In Australia, the Sparkke Change Beverage Company is aiming to drive social change with its canned beers, ciders and wine, all of which raise money for charity. The pilsner, for example, is called Change the Date; it supports the campaign to move Australia Day away from 26 January, which is “a date that marks the beginning of two centuries of dispossession, theft, colonisation and violence”.Anything less likely to win over the average ocker is hard to imagine. What does it have to say to a Stella-loving, Sun-reading, white-van driving, footy-supporting, Leave-voting working-class drinker? And yes, that is a stereotype too, but one with a strong base in reality.

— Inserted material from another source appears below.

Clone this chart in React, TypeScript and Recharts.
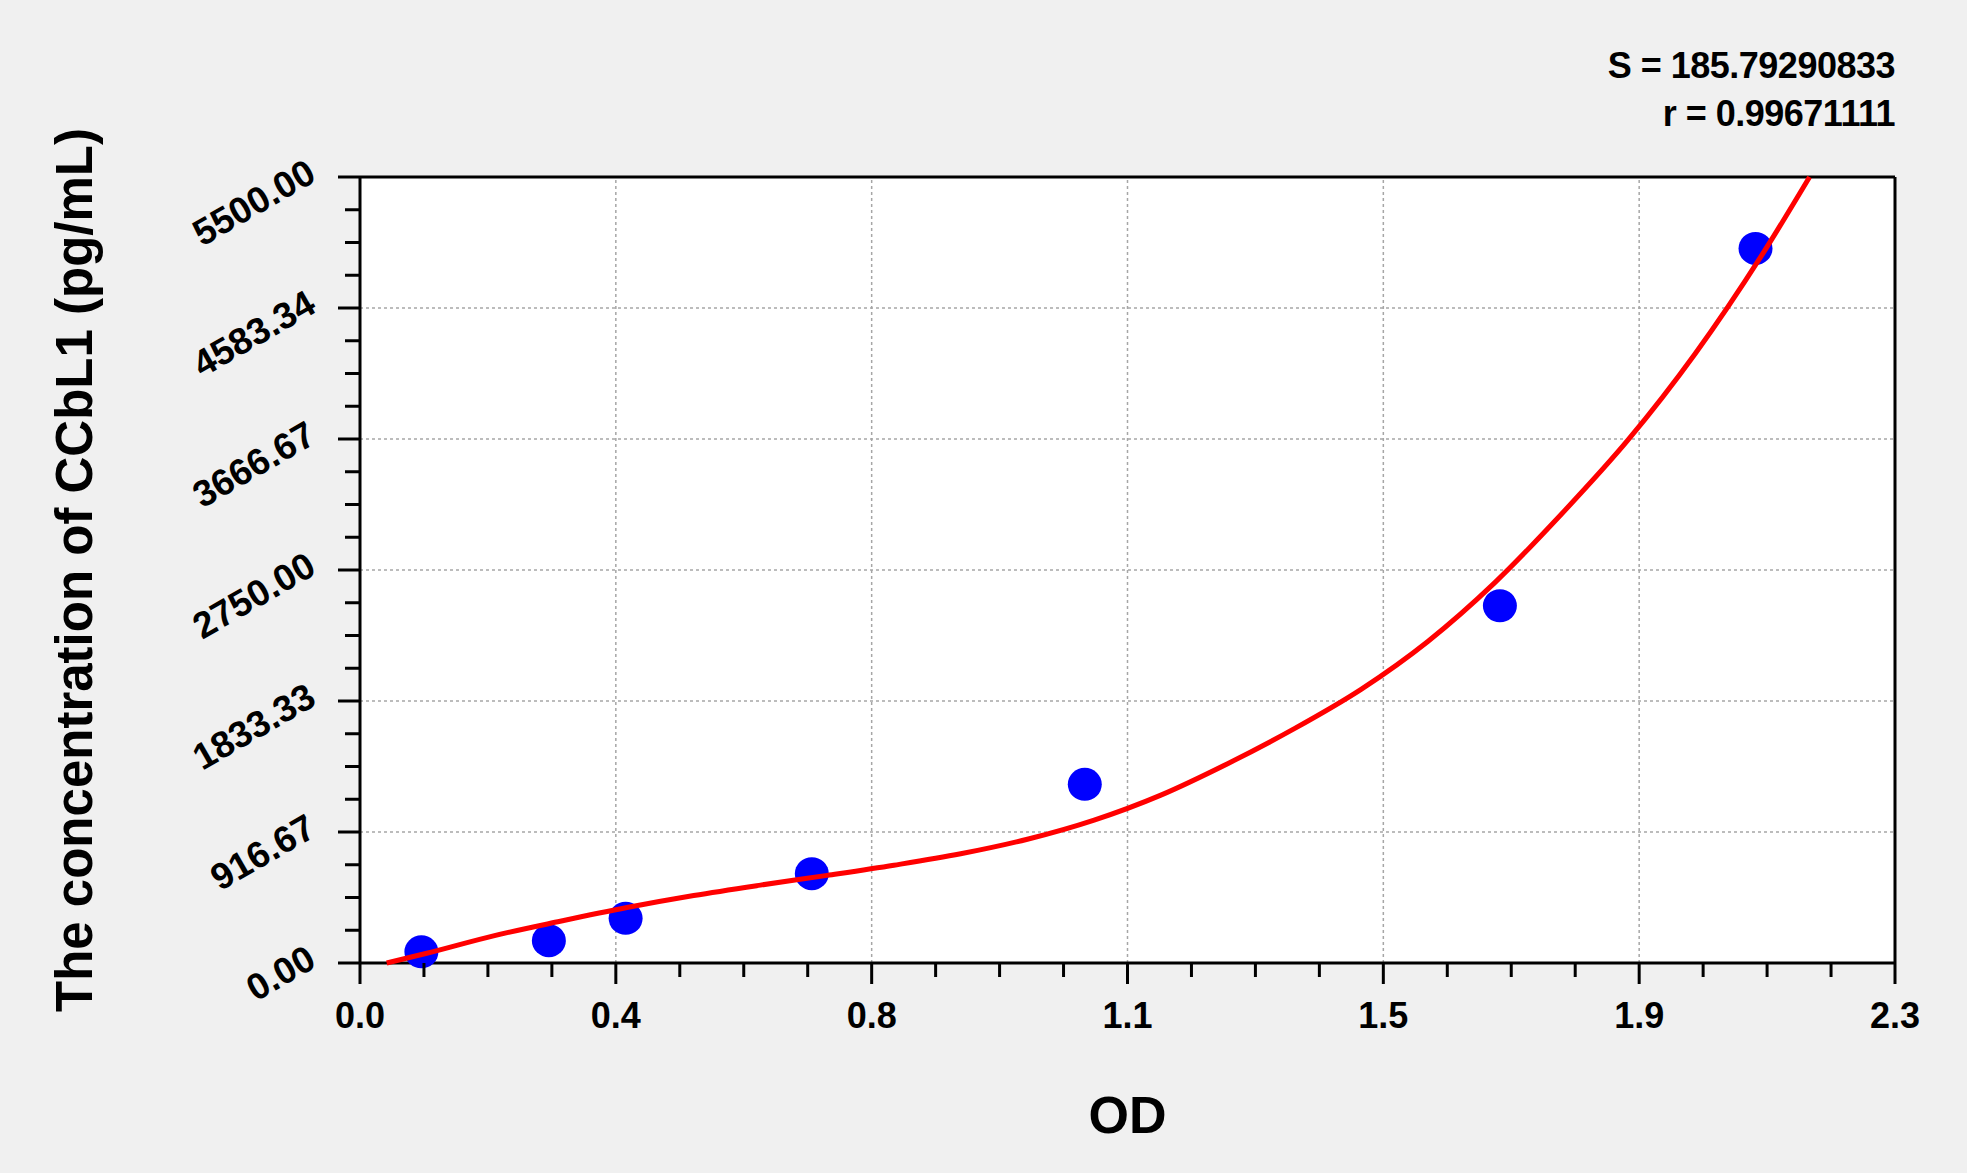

To a working-class beer drinker, Peroni is aspirational. Cloudwater is something beamed down from another planet.
In the early days of CAMRA, real ale was something consumed as much, if not more, by working-class drinkers as by middle-class ones, although to them it was just bitter or mild. The middle-class aficionados would go on excursions to down-to-earth pubs in Eccles and Lower Gornal to seek out rare brews. But people don’t do that now, and in many cases the pubs themselves will have either closed or lost their real ale. And how many working-class drinkers would you find in your average trendy suburban craft beer bar?
While class is a matter of identity, not just money, the oft-heard claim that beer is too cheap, and the push for the £5 pint to be normalised, are in effect putting two fingers up to any drinkers who are struggling to make ends meet.
For the avoidance of doubt, I am middle class and have never pretended to be otherwise. But, unlike some, I don’t sneer at people who drink Stella, eat at McDonald’s and shop at ASDA. Indeed on occasion I have done all three myself.